Children, as anyone who has watched Saturday morning television can attest, are a huge buying group for many brands, despite their lack of earning power. The lure of this market is increasingly attracting digital advertising - despite pushback from the government that shows no sign of letting up.
The NPD Group released a report about the growth of children consuming digital media - and presumably the accompanying ads - nearly the same day as the House Subcommittee on Commerce, Manufacturing, and Trade scheduled called "Protecting Children's Privacy in an Electronic World."
Apps and Kids
The NPD report shows that children and young teens have become increasingly comfortable with downloadable digital content.

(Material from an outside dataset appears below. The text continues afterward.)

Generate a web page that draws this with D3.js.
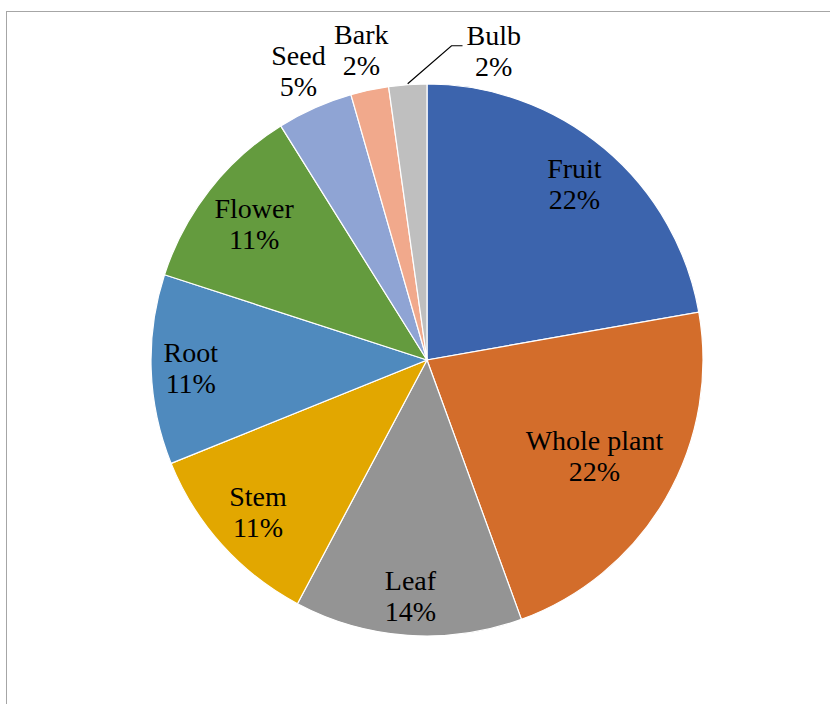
<!DOCTYPE html>
<html>
<head>
<meta charset="utf-8">
<script src="https://cdn.jsdelivr.net/npm/d3@7"></script>
<style>
  body { margin: 0; background: #fff; }
</style>
</head>
<body>
<svg id="chart"></svg>
<script>
// Plant parts used (counts, shares shown as labels)
const parts = ['Fruit', 'Whole plant', 'Leaf', 'Stem', 'Root', 'Flower', 'Seed', 'Bark', 'Bulb'];
const counts = [10, 10, 6, 5, 5, 5, 2, 1, 1];
const shares = ['22%', '22%', '14%', '11%', '11%', '11%', '5%', '2%', '2%'];
const colors = ['#3c64ad', '#d36d2b', '#949494', '#e2a700', '#4f8abe', '#649b3e', '#8fa4d4', '#f1a98c', '#bfbfbf'];

const width = 830, height = 704;
const cx = 427, cy = 360, radius = 276;
const fontSize = 28, lineGap = 31;
const fontFamily = "'Liberation Serif', 'Times New Roman', Times, serif";

const svg = d3.select('#chart')
    .attr('width', width)
    .attr('height', height);

// chart area border (runs off the right and bottom of the picture)
svg.append('rect')
    .attr('x', 6.5)
    .attr('y', 11.5)
    .attr('width', 900)
    .attr('height', 900)
    .attr('fill', 'none')
    .attr('stroke', '#a6a6a6')
    .attr('stroke-width', 1);

const data = parts.map((p, i) => ({ part: p, count: counts[i], share: shares[i], color: colors[i] }));

const pie = d3.pie()
    .sort(null)
    .value(d => d.count);

const arcs = pie(data);

const arc = d3.arc()
    .innerRadius(0)
    .outerRadius(radius);

const g = svg.append('g')
    .attr('transform', `translate(${cx},${cy})`);

g.selectAll('.slice')
    .data(arcs)
    .join('path')
    .attr('class', 'slice')
    .attr('d', arc)
    .attr('fill', d => d.data.color)
    .attr('stroke', '#fff')
    .attr('stroke-width', 1.2);

// helper: point at angle a (radians, clockwise from top) and distance r
const polar = (a, r) => [r * Math.sin(a), -r * Math.cos(a)];

// measure text widths
const measure = svg.append('text')
    .style('font-family', fontFamily)
    .style('font-size', fontSize + 'px')
    .attr('opacity', 0);
const textWidth = s => { measure.text(s); return measure.node().getComputedTextLength(); };

const halfH = 24.5;
const placed = [];

arcs.forEach(d => {
    const mid = (d.startAngle + d.endAngle) / 2;
    const w = Math.max(textWidth(d.data.part), textWidth(d.data.share));
    const big = d.endAngle - d.startAngle > 0.5;
    let x, y, leader = null;

    if (big) {
        // inside: start far out, pull in until box fits inside the pie
        let r = 0.86 * radius;
        for (; r > 50; r -= 1) {
            [x, y] = polar(mid, r);
            const corners = [[x - w / 2, y - halfH], [x + w / 2, y - halfH], [x - w / 2, y + halfH], [x + w / 2, y + halfH]];
            if (corners.every(c => Math.hypot(c[0], c[1]) < radius - 10)) break;
        }
    } else {
        // outside label
        [x, y] = polar(mid, radius + 40);
        const prev = placed[placed.length - 1];
        if (prev && Math.abs(prev.x - x) < (prev.w + w) / 2 && Math.abs(prev.y - y) < 2 * halfH) {
            // overlaps: move right of previous label and draw a leader line
            const left = prev.x + prev.w / 2 + 78;
            x = left + w / 2;
            y = y + 7;
            const start = polar(mid, radius + 1);
            leader = [start, [left - 15, y - 6], [left - 4, y - 6]];
        }
    }
    placed.push({ x, y, w });

    if (leader) {
        g.append('path')
            .attr('d', d3.line()(leader))
            .attr('fill', 'none')
            .attr('stroke', '#000')
            .attr('stroke-width', 1.2);
    }

    const t = g.append('text')
        .attr('text-anchor', 'middle')
        .attr('fill', '#000')
        .style('font-family', fontFamily)
        .style('font-size', fontSize + 'px');
    t.append('tspan').attr('x', x).attr('y', y - 6.5).text(d.data.part);
    t.append('tspan').attr('x', x).attr('y', y - 6.5 + lineGap).text(d.data.share);
});

measure.remove();
</script>
</body>
</html>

There has been a noticeable shift in digital content purchases by children ages 2-14 over the last two years. "Kids are not skittish to use technology that is available to them, and the convenience and instant gratification afforded by downloading content is alluring to them," NPD analyst Anita Frazier told USA Today. "The ease and short downloading times associated with music downloads means that this is often the gateway activity to downloading for kids, but the large increase in digital games acquisition over the last two years points to how this is becoming a more mainstream way of acquisition across all types of entertainment content."

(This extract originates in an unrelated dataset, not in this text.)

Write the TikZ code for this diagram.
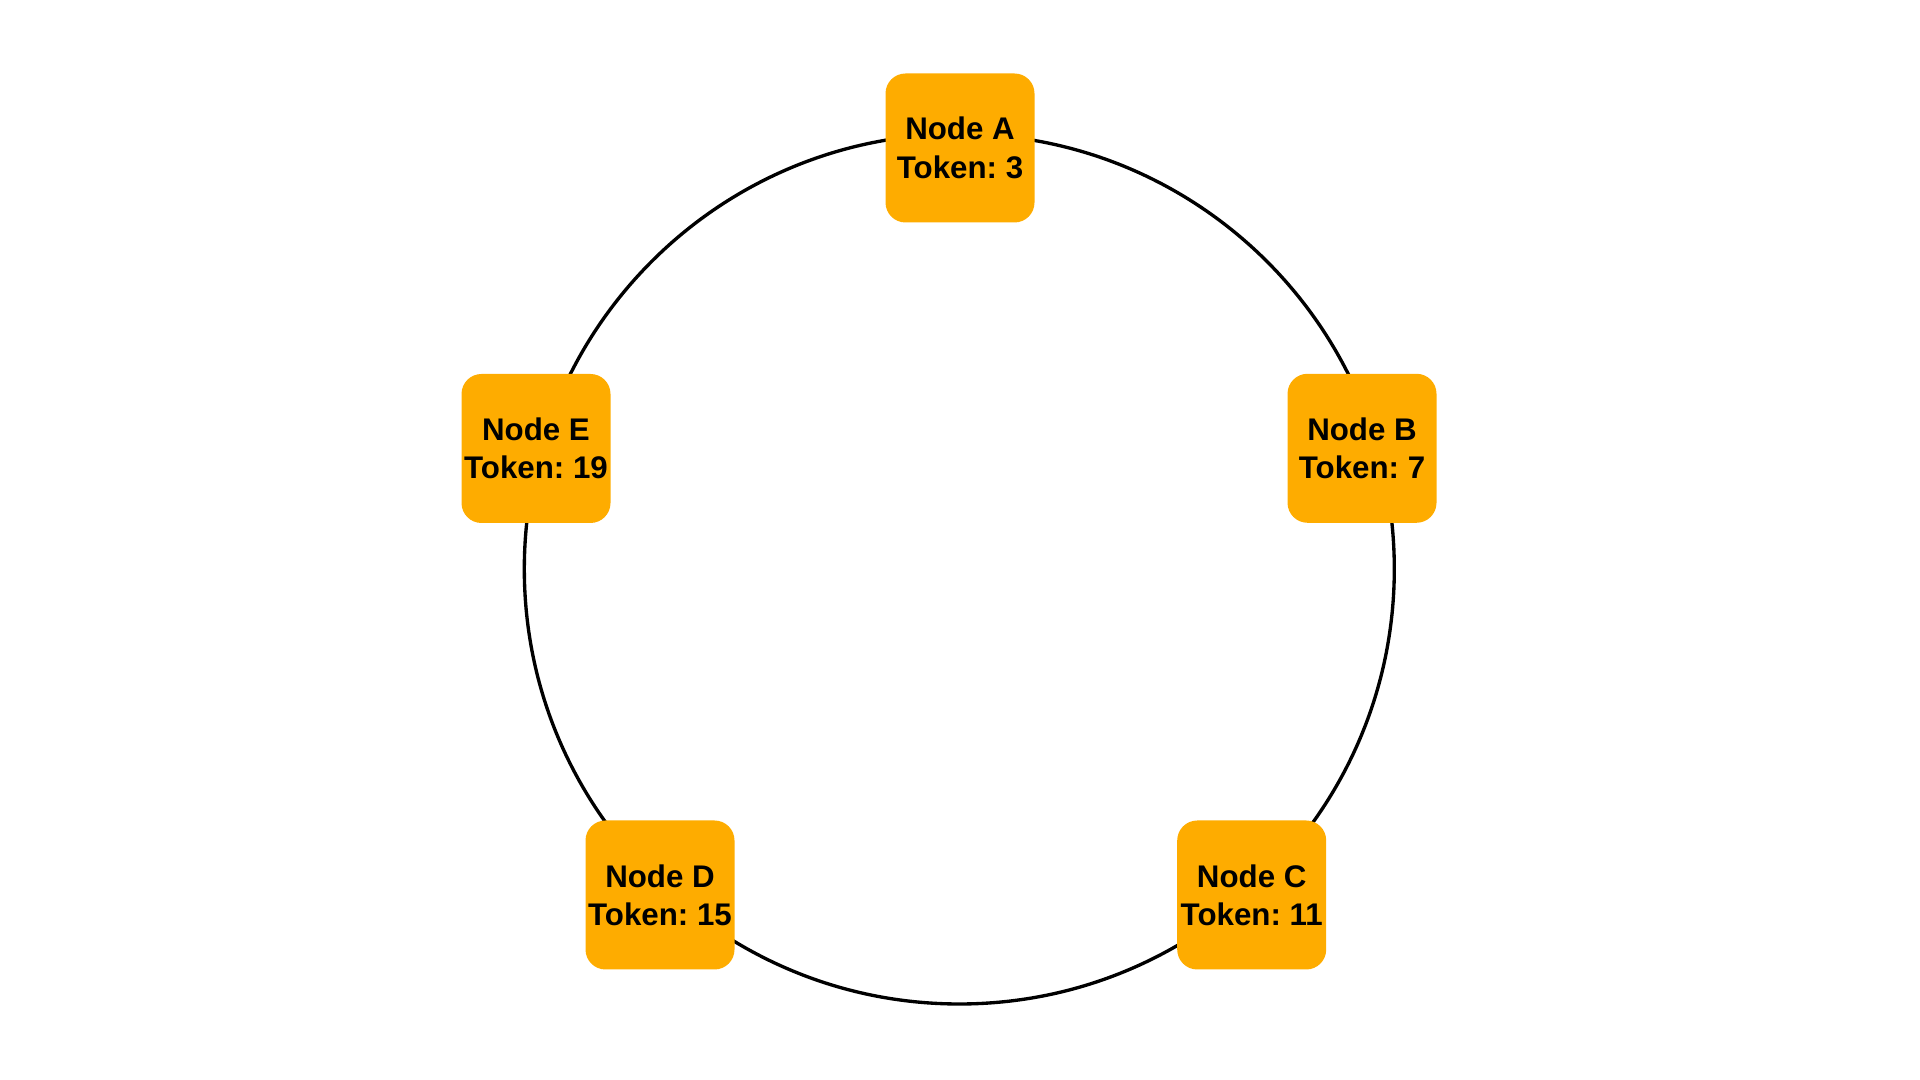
\documentclass[tikz,border=0pt]{standalone}
\usepackage{fontspec}
\setmainfont{Liberation Sans}
\usepackage{tikz}
\usepackage{xcolor}
\usetikzlibrary{positioning}

\definecolor{tokenorange}{RGB}{254,172,0}
\frenchspacing

\begin{document}
\begin{tikzpicture}[
    ring/.style={draw=black, line width=0.95pt},
    tokenbox/.style={rectangle, rounded corners=0.2cm, fill=tokenorange, minimum width=1.49cm, minimum height=1.49cm, align=center, inner sep=0pt, font=\fontsize{8.9}{10.9}\selectfont\bfseries}
]
    \useasboundingbox (0,0) rectangle (19.2,10.8);

    % Ring
    \coordinate (center) at (9.593,5.11);
    \draw[ring] (center) circle (4.35);

    % Nodes on the ring
    \node[tokenbox] (nodeA) at (9.60,9.32) {Node A\\Token: 3};
    \node[tokenbox] (nodeB) at (13.62,6.317) {Node B\\Token: 7};
    \node[tokenbox] (nodeC) at (12.517,1.85) {Node C\\Token: 11};
    \node[tokenbox] (nodeD) at (6.60,1.85) {Node D\\Token: 15};
    \node[tokenbox] (nodeE) at (5.36,6.315) {Node E\\Token: 19};
\end{tikzpicture}
\end{document}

The government has caught wind of this trend too, and has been stepping up pressure on advertisers to limit their involvement in this medium.
Mostly Benign But Some Danger
In most cases, ad campaigns are relatively benign, in the form of kid-friendly content and design. Netflix, for example, launched a “Just for Kids” section of the website, designed for better navigation for this demographic. There is a seedier side to children’s marketing, though, and lately it has been coming under closer scrutiny by the Federal Trade Commission. PaidContent tells of the fine app-maker Broken Tumbs has agreed to pay in a settlement with the FTC over violating the Children’s Online Privacy Protection Act: $50,000. The company reportedly collected children’s email addresses.
The industry has been active in self-policing to prevent such incidents, the National Advertising Review Council says, pointing to the Children’s Advertising Review Unit of the Council of Better Business Bureaus (CARU) and the new Online Behavioral Advertising Principles adopted by the advertising industry and enforced by the CBBB. These prohibit collection and use of information for behavioral advertising purposes on websites directed to children under 13 or to consumers known to be under 13 years old unless there is parental consent.